Jason stood in the middle of the wreckage, fists clenched in impotent fury.

“Jesus Jason,” I said, “What did you do?”


8 Responses

  1. An ecellent post and well worth the wait! Now that you have dredged this up, I have a dim recollection of having heard about this after the fact.

    I’m assuming Rai-Ann wasn’t there or Jason would not have been hitting on Cathy, or she would have protected him from Klausen.

    The question has now come up a few times. How did we know Clan Frank again? Was my assumption that Schultz met them at ECC City campus correct?

  2. Good post. I didn’t know you modified Jason’s words as he left the backyard, but if I had put any thought into it the obviousness was there.

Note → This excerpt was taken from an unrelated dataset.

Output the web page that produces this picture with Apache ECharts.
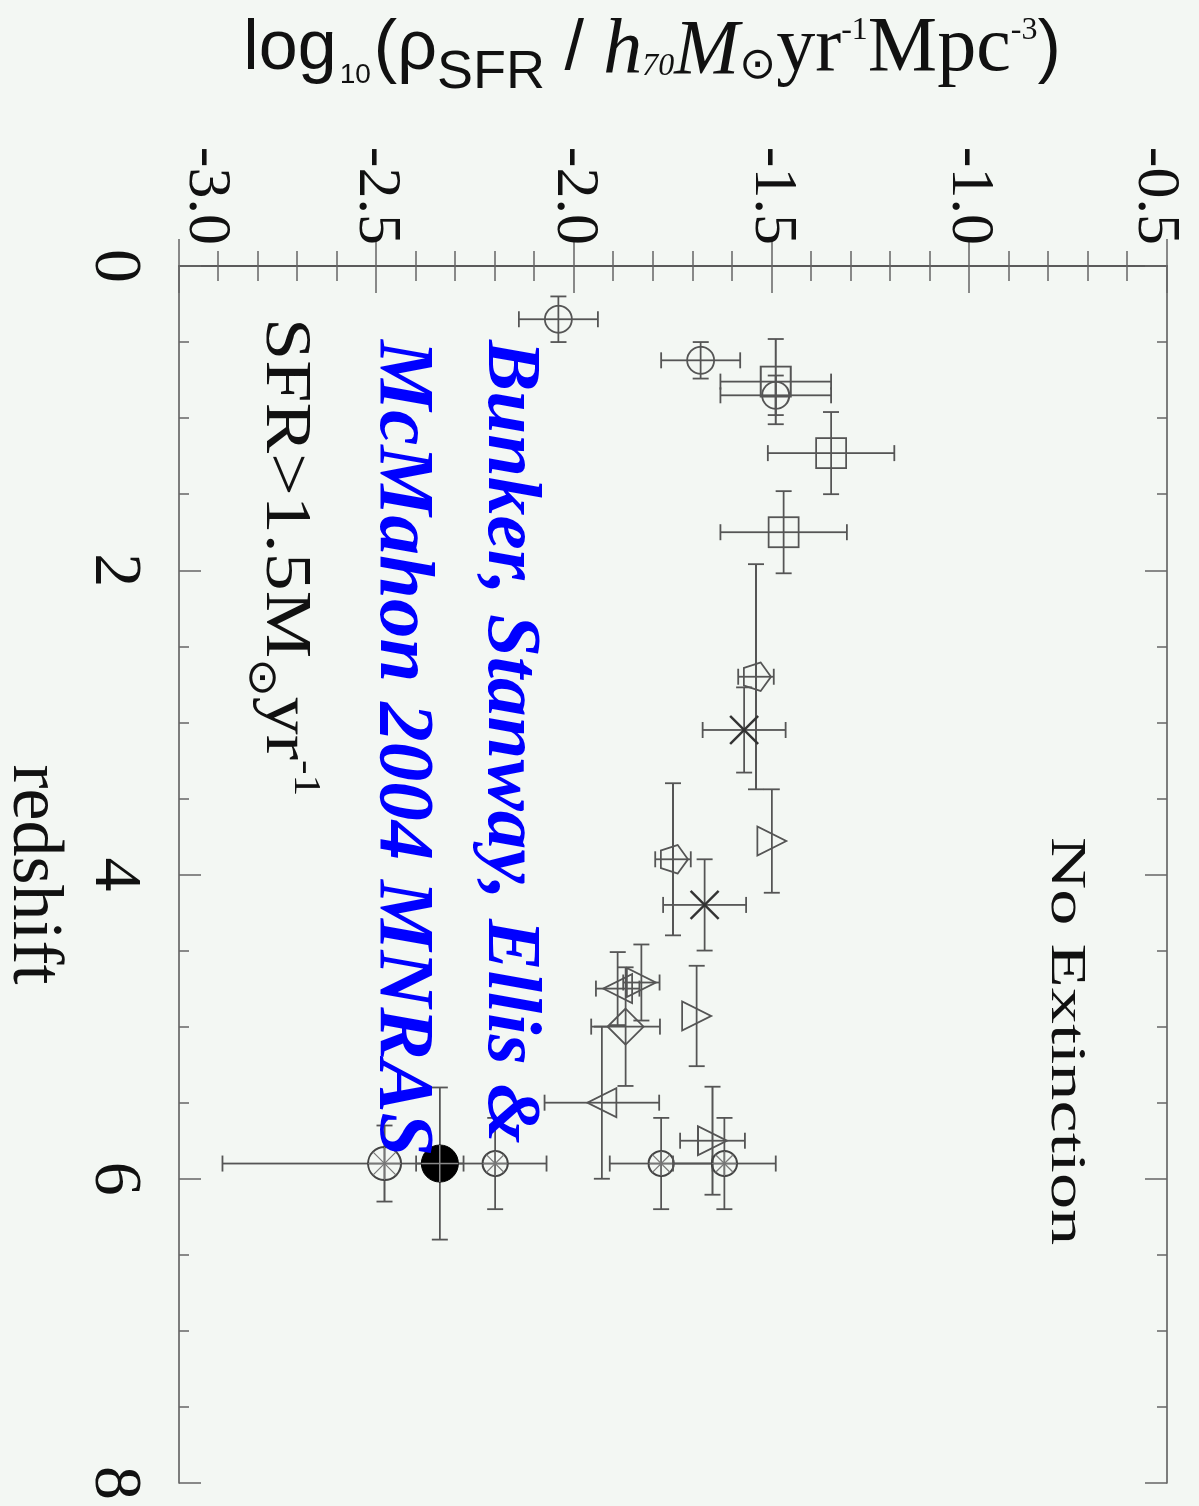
<!DOCTYPE html>
<html><head><meta charset="utf-8">
<script src="https://cdn.jsdelivr.net/npm/echarts@6/dist/echarts.min.js"></script>
<style>
html,body{margin:0;padding:0;width:1199px;height:1506px;overflow:hidden;background:#f3f7f3;}
#chart{position:absolute;left:0;top:0;width:1506px;height:1199px;transform-origin:0 0;transform:translateX(1199px) rotate(90deg);}
</style></head><body><div id="chart"></div>
<script>
// Each point: [redshift, log10 SFR density, redshift half-width, SFR error minus, SFR error plus]
const circlesCross   = [[0.35,-2.04,0.15,0.10,0.10],[0.62,-1.68,0.12,0.10,0.10],[0.85,-1.49,0.13,0.14,0.14]];
const squares        = [[0.76,-1.49,0.28,0.14,0.14],[1.23,-1.35,0.27,0.16,0.16],[1.75,-1.47,0.27,0.16,0.16]];
const pentagons      = [[2.70,-1.54,0.74,0.045,0.045],[3.90,-1.75,0.50,0.045,0.045]];
const crosses        = [[3.05,-1.57,0.28,0.105,0.105],[4.20,-1.67,0.30,0.105,0.105]];
const trianglesUp    = [[3.78,-1.50,0.34,0,0],[4.71,-1.83,0.25,0.046,0.046],[4.93,-1.69,0.33,0,0],[5.75,-1.65,0.355,0.082,0.082]];
const trianglesDown  = [[4.75,-1.89,0.24,0.055,0.055],[5.50,-1.93,0.50,0.145,0.145]];
const diamonds       = [[5.00,-1.87,0.39,0.087,0.087]];
const spokedLarge    = [[5.90,-2.48,0.25,0.41,0.41]];
const spokedSmall    = [[5.90,-2.20,0.30,0,0],[5.90,-1.78,0.30,0.13,0.13],[5.90,-1.62,0.30,0.13,0.13]];
const filledCircles  = [[5.90,-2.34,0.50,0.06,0.06]];

const redshiftTickLabels = ['0','2','4','6','8'];
const sfrTickLabels = ['-3.0','-2.5','-2.0','-1.5','-1.0','-0.5'];

const GRAY = '#555';
function makeRender(kind, size) {
  return function (params, api) {
    const z = api.value(0), s = api.value(1), ez = api.value(2), lo = api.value(3), hi = api.value(4);
    const c = api.coord([z, s]);
    const zl = api.coord([z - ez, s]), zr = api.coord([z + ez, s]);
    const sb = api.coord([z, s - lo]), st = api.coord([z, s + hi]);
    const cap = 8;
    const ls = {stroke: GRAY, lineWidth: 1.8, fill: 'none'};
    const ch = [];
    const line = (x1, y1, x2, y2, sty) => ch.push({type: 'line', shape: {x1, y1, x2, y2}, style: sty || ls});
    if (ez > 0) {
      line(zl[0], c[1], zr[0], c[1]);
      line(zl[0], c[1] - cap, zl[0], c[1] + cap);
      line(zr[0], c[1] - cap, zr[0], c[1] + cap);
    }
    if (lo > 0 || hi > 0) {
      line(c[0], sb[1], c[0], st[1]);
      line(c[0] - cap, sb[1], c[0] + cap, sb[1]);
      line(c[0] - cap, st[1], c[0] + cap, st[1]);
    }
    const x = c[0], y = c[1], r = size;
    const poly = pts => ch.push({type: 'polygon', shape: {points: pts}, style: ls});
    if (kind === 'circle') {
      ch.push({type: 'circle', shape: {cx: x, cy: y, r}, style: ls});
    } else if (kind === 'square') {
      ch.push({type: 'rect', shape: {x: x - r, y: y - r, width: 2 * r, height: 2 * r}, style: ls});
    } else if (kind === 'pentagon') {
      const pts = [];
      for (let k = 0; k < 5; k++) { const a = -Math.PI / 2 + k * 2 * Math.PI / 5; pts.push([x + r * Math.cos(a), y + r * Math.sin(a)]); }
      poly(pts);
    } else if (kind === 'cross') {
      const st2 = {stroke: '#333', lineWidth: 2.4};
      line(x - r, y - r, x + r, y + r, st2);
      line(x - r, y + r, x + r, y - r, st2);
    } else if (kind === 'triUp') {
      poly([[x, y - r], [x - r, y + r], [x + r, y + r]]);
    } else if (kind === 'triDown') {
      poly([[x, y + r], [x - r, y - r], [x + r, y - r]]);
    } else if (kind === 'diamond') {
      poly([[x, y - r], [x + r, y], [x, y + r], [x - r, y]]);
    } else if (kind === 'spoke') {
      ch.push({type: 'circle', shape: {cx: x, cy: y, r}, style: {stroke: '#444', lineWidth: 2, fill: 'none'}});
      const sp = {stroke: '#777', lineWidth: 1.2};
      for (let k = 0; k < 4; k++) {
        const a = k * Math.PI / 4;
        line(x - r * Math.cos(a), y - r * Math.sin(a), x + r * Math.cos(a), y + r * Math.sin(a), sp);
      }
    } else if (kind === 'filled') {
      ch.push({type: 'circle', shape: {cx: x, cy: y, r}, style: {fill: '#000', stroke: '#000'}});
      line(x - r, y, x + r, y, {stroke: '#888', lineWidth: 1.5});
      line(x, y - r, x, y + r, {stroke: '#888', lineWidth: 1.5});
    }
    return {type: 'group', children: ch};
  };
}

function ser(name, data, kind, size) {
  return {type: 'custom', name, data, coordinateSystem: 'cartesian2d', encode: {x: 0, y: 1},
          renderItem: makeRender(kind, size), silent: true, clip: false};
}

const tickStyle = {color: '#666', width: 1.5};
const axisLine = {show: true, lineStyle: {color: GRAY, width: 1.6}};

const chart = echarts.init(document.getElementById('chart'), null, {renderer: 'canvas'});
chart.setOption({
  backgroundColor: '#f3f7f3',
  animation: false,
  grid: {left: 266, right: 23, top: 32, bottom: 179, containLabel: false, outerBoundsMode: 'none'},
  xAxis: [{
    type: 'value', min: 0, max: 8, interval: 2, position: 'bottom',
    axisLine, splitLine: {show: false},
    axisTick: {inside: true, length: 22, lineStyle: tickStyle},
    minorTick: {show: true, splitNumber: 4, length: 10, lineStyle: tickStyle},
    axisLabel: {margin: 31, fontFamily: 'Liberation Serif', fontSize: 68, color: '#111',
      formatter: v => redshiftTickLabels[Math.round(v / 2)]},
    name: 'redshift', nameLocation: 'middle', nameGap: 110,
    nameTextStyle: {fontFamily: 'Liberation Serif', fontSize: 72, color: '#111'}
  }, {
    type: 'value', min: 0, max: 8, interval: 2, position: 'top',
    axisLine, splitLine: {show: false}, axisLabel: {show: false},
    axisTick: {inside: true, length: 22, lineStyle: tickStyle},
    minorTick: {show: true, splitNumber: 4, length: 10, lineStyle: tickStyle}
  }],
  yAxis: [{
    type: 'value', min: -3, max: -0.5, interval: 0.5, position: 'left',
    axisLine, splitLine: {show: false},
    axisTick: {inside: true, length: 27, lineStyle: tickStyle},
    minorTick: {show: true, splitNumber: 5, length: 15, lineStyle: tickStyle},
    axisLabel: {margin: 21, fontFamily: 'Liberation Serif', fontSize: 62, color: '#111',
      formatter: v => {
        const i = Math.round((v + 3) / 0.5);
        if (i === 0) return '{mn|' + sfrTickLabels[i] + '}';
        if (i === sfrTickLabels.length - 1) return '{mx|' + sfrTickLabels[i] + '}';
        return sfrTickLabels[i];
      },
      rich: {
        mn: {fontFamily: 'Liberation Serif', fontSize: 62, color: '#111', padding: [0, 0, 54, 0]},
        mx: {fontFamily: 'Liberation Serif', fontSize: 62, color: '#111', padding: [24, 0, 0, 0]}
      }},
    name: '{sans|log}{sub|10}{sans|(ρ}{sfr|SFR}{sans| / }{it|h}{it70|70}{it|M}{odot|⊙}{ser|yr}{sup|-1}{ser|Mpc}{sup|-3}{sans|)}',
    nameLocation: 'middle', nameRotate: 90, nameGap: 166,
    nameTextStyle: {
      padding: [0, 42, 0, 0],
      rich: {
        sans: {fontFamily: 'Liberation Sans', fontSize: 70, color: '#111', verticalAlign: 'middle'},
        sub: {fontFamily: 'Liberation Sans', fontSize: 28, color: '#111', verticalAlign: 'middle', padding: [50, 3, 0, 3]},
        sfr: {fontFamily: 'Liberation Sans', fontSize: 54, color: '#111', verticalAlign: 'middle', padding: [46, 0, 0, 0]},
        it: {fontFamily: 'Liberation Serif', fontStyle: 'italic', fontSize: 78, color: '#111', verticalAlign: 'middle', padding: [4, 0, 0, 0]},
        it70: {fontFamily: 'Liberation Serif', fontStyle: 'italic', fontSize: 32, color: '#111', verticalAlign: 'middle', padding: [34, 0, 0, 0]},
        odot: {fontFamily: 'DejaVu Sans', fontSize: 44, color: '#111', verticalAlign: 'middle', padding: [34, 0, 0, 0]},
        ser: {fontFamily: 'Liberation Serif', fontSize: 78, color: '#111', verticalAlign: 'middle'},
        sup: {fontFamily: 'Liberation Serif', fontSize: 32, color: '#111', verticalAlign: 'middle', padding: [0, 0, 38, 0]}
      }
    }
  }, {
    type: 'value', min: -3, max: -0.5, interval: 0.5, position: 'right',
    axisLine, splitLine: {show: false}, axisLabel: {show: false},
    axisTick: {inside: true, length: 27, lineStyle: tickStyle},
    minorTick: {show: true, splitNumber: 5, length: 15, lineStyle: tickStyle}
  }],
  graphic: [
    {type: 'text', x: 837, y: 134, scaleX: 1.42, z: 10,
     style: {text: 'No Extinction', font: '51px "Liberation Serif"', fill: '#111',
             align: 'left', verticalAlign: 'middle', textAlign: 'left', textVerticalAlign: 'middle'}},
    {type: 'text', x: 318, y: 915, scaleX: 1.15, z: 10,
     style: {text: '{a|SFR>1.5M}{o|⊙}{a|yr}{s|-1}', fill: '#111',
             align: 'left', verticalAlign: 'middle', textAlign: 'left', textVerticalAlign: 'middle',
             rich: {
               a: {fontFamily: 'Liberation Serif', fontSize: 66, fill: '#111', color: '#111'},
               o: {fontFamily: 'DejaVu Sans', fontSize: 40, fill: '#111', color: '#111', padding: [48, 0, 0, 0]},
               s: {fontFamily: 'Liberation Serif', fontSize: 38, fill: '#111', color: '#111', padding: [0, 0, 42, 0]}
             }}},
    {type: 'text', x: 340, y: 690, z: 10,
     style: {text: 'Bunker, Stanway, Ellis &', font: 'italic bold 77px "Liberation Serif"', fill: '#0000ff',
             align: 'left', verticalAlign: 'middle', textAlign: 'left', textVerticalAlign: 'middle'}},
    {type: 'text', x: 340, y: 798, z: 10,
     style: {text: 'McMahon 2004 MNRAS', font: 'italic bold 79px "Liberation Serif"', fill: '#0000ff',
             align: 'left', verticalAlign: 'middle', textAlign: 'left', textVerticalAlign: 'middle'}}
  ],
  series: [
    ser('open circles', circlesCross, 'circle', 13.5),
    ser('squares', squares, 'square', 15),
    ser('pentagons', pentagons, 'pentagon', 15),
    ser('crosses', crosses, 'cross', 14),
    ser('triangles up', trianglesUp, 'triUp', 14.5),
    ser('triangles down', trianglesDown, 'triDown', 14.5),
    ser('diamonds', diamonds, 'diamond', 18),
    ser('spoked large', spokedLarge, 'spoke', 16.5),
    ser('spoked small', spokedSmall, 'spoke', 12.5),
    ser('filled circles', filledCircles, 'filled', 18.5)
  ]
});
</script></body></html>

    Yes, the connection to Clan Frank was what?

    BTW, faithful readers, this marked the 100th post, a feat we reached quite quickly. I expect the next 100 stories to be just as entertaining. Even if we find the boast of “endless stories” rather exaggerated, I expect we will all be entertained in retirement by reading posts from our favorite blog, albeit through cyber-eyes, or some such techno-deal.

  3. Oh, and nice hidden Red Dwarf reference!

  4. Thank you. I was wondering if anyone was going to get the reference.

    From what I remember Schultz met the Franks and associates through Pete Okartz, whom Matt was hanging out with a lot of the time. Schultz had access to a vehicle and was willing to drive people around, and thus quickly became popular among them.

  5. I know what you mean. I’ve used dozens now from different sources most of us should get, but no one has ever commented.

    I guess the question is now, how did Matt know Pete Okartz?

  6. Matt met Pete at Rocky Horror. Pete used to come semi-regularly. I guess they becmae friends because they were equally vapid.

  7. I’ve noticed the references, I just didn’t think to comment on them.

  8. I kept telling you, he couldn’t have met clan Frank at ECC since they were high school students or dropouts.